* Start *

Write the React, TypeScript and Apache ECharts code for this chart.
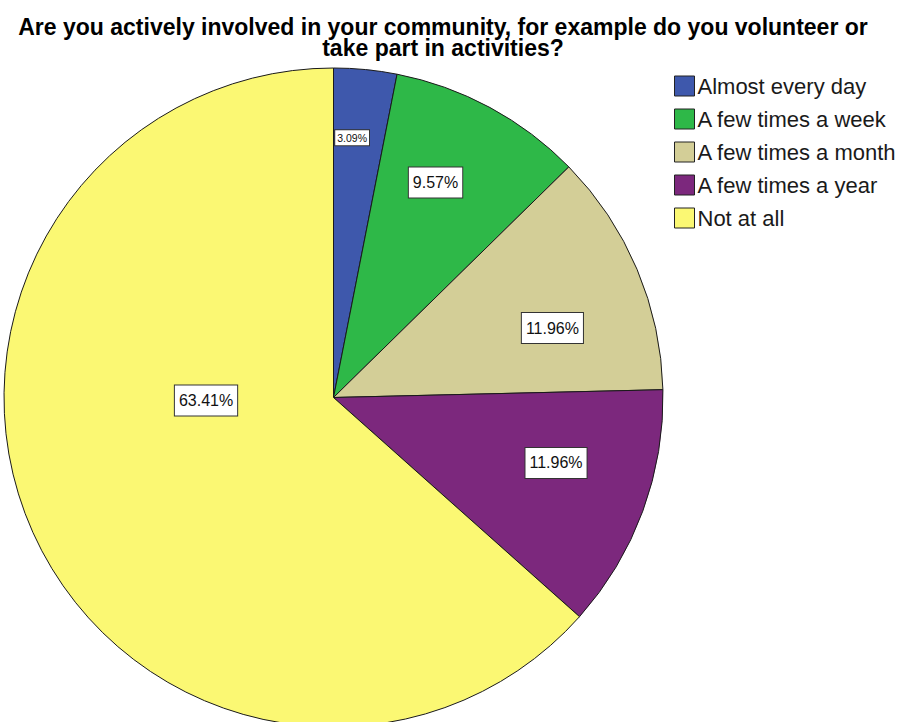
import React, { useEffect, useRef } from "react";
import * as echarts from "echarts";

const TITLE =
  "Are you actively involved in your community, for example do you volunteer or\ntake part in activities?";
const CATEGORIES = [
  "Almost every day",
  "A few times a week",
  "A few times a month",
  "A few times a year",
  "Not at all",
];
const PERCENTS = [3.09, 9.57, 11.96, 11.96, 63.41];
const COLORS = ["#3E58AC", "#2EB848", "#D3CE97", "#7C287D", "#FBF873"];

// label placement (layout only): angle clockwise from 12 o'clock, distance as fraction of radius
const LABEL_ANGLE = [4.1, 25.4, 72.4, 106.4, 268.7];
const LABEL_DIST = [0.79, 0.722, 0.697, 0.704, 0.387];

const CX = 333.5;
const CY = 397.5;
const R = 329.5;
const FONT = "'Liberation Sans', Arial, sans-serif";

export default function App() {
  const ref = useRef<HTMLDivElement>(null);
  useEffect(() => {
    if (!ref.current) return;
    const chart = echarts.init(ref.current, null, { renderer: "svg" });
    chart.setOption({
      animation: false,
      backgroundColor: "#ffffff",
      title: {
        text: TITLE,
        left: 443,
        top: 16,
        textAlign: "center",
        padding: 0,
        textStyle: {
          fontFamily: FONT,
          fontWeight: "bold",
          fontSize: 23,
          lineHeight: 21,
          color: "#000000",
        },
      },
      legend: {
        orient: "vertical",
        left: 674,
        top: 75,
        itemWidth: 20,
        itemHeight: 20,
        itemGap: 11,
        icon: "rect",
        padding: 0,
        selectedMode: false,
        itemStyle: { borderColor: "#222222", borderWidth: 1 },
        textStyle: {
          fontFamily: FONT,
          fontSize: 22,
          color: "#1a1a1a",
          padding: [0, 0, 0, -2],
        },
        data: CATEGORIES,
      },
      series: [
        {
          type: "pie",
          center: [CX, CY],
          radius: R,
          startAngle: 90,
          clockwise: true,
          silent: true,
          itemStyle: { borderColor: "#1a1a1a", borderWidth: 1 },
          label: {
            show: true,
            position: "inside",
            formatter: (p: any) => p.value.toFixed(2) + "%",
            fontFamily: FONT,
            fontSize: 16,
            lineHeight: 16,
            color: "#111111",
            backgroundColor: "#ffffff",
            borderColor: "#333333",
            borderWidth: 1,
            padding: [7, 4],
          },
          labelLine: { show: false },
          labelLayout: (params: any) => {
            const i = params.dataIndex;
            const a = (LABEL_ANGLE[i] * Math.PI) / 180;
            return {
              x: CX + R * LABEL_DIST[i] * Math.sin(a),
              y: CY - R * LABEL_DIST[i] * Math.cos(a),
            };
          },
          emphasis: { disabled: true },
          data: CATEGORIES.map((name, i) => ({
            name,
            value: PERCENTS[i],
            itemStyle: { color: COLORS[i] },
            label:
              i === 0
                ? { fontSize: 10.5, lineHeight: 11, padding: [2, 2] }
                : undefined,
          })),
        },
      ],
    });
    return () => chart.dispose();
  }, []);
  return (
    <div
      ref={ref}
      style={{ position: "fixed", left: 0, top: 0, width: 898, height: 722 }}
    />
  );
}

* End *

## What to work on
Repeat the lines of the listing above verbatim, beginning at its first line and ending at the line containing "import * as", which is included. Omit pictures.

## Task response
Write the React, TypeScript and Apache ECharts code for this chart.
import React, { useEffect, useRef } from "react";
import * as echarts from "echarts";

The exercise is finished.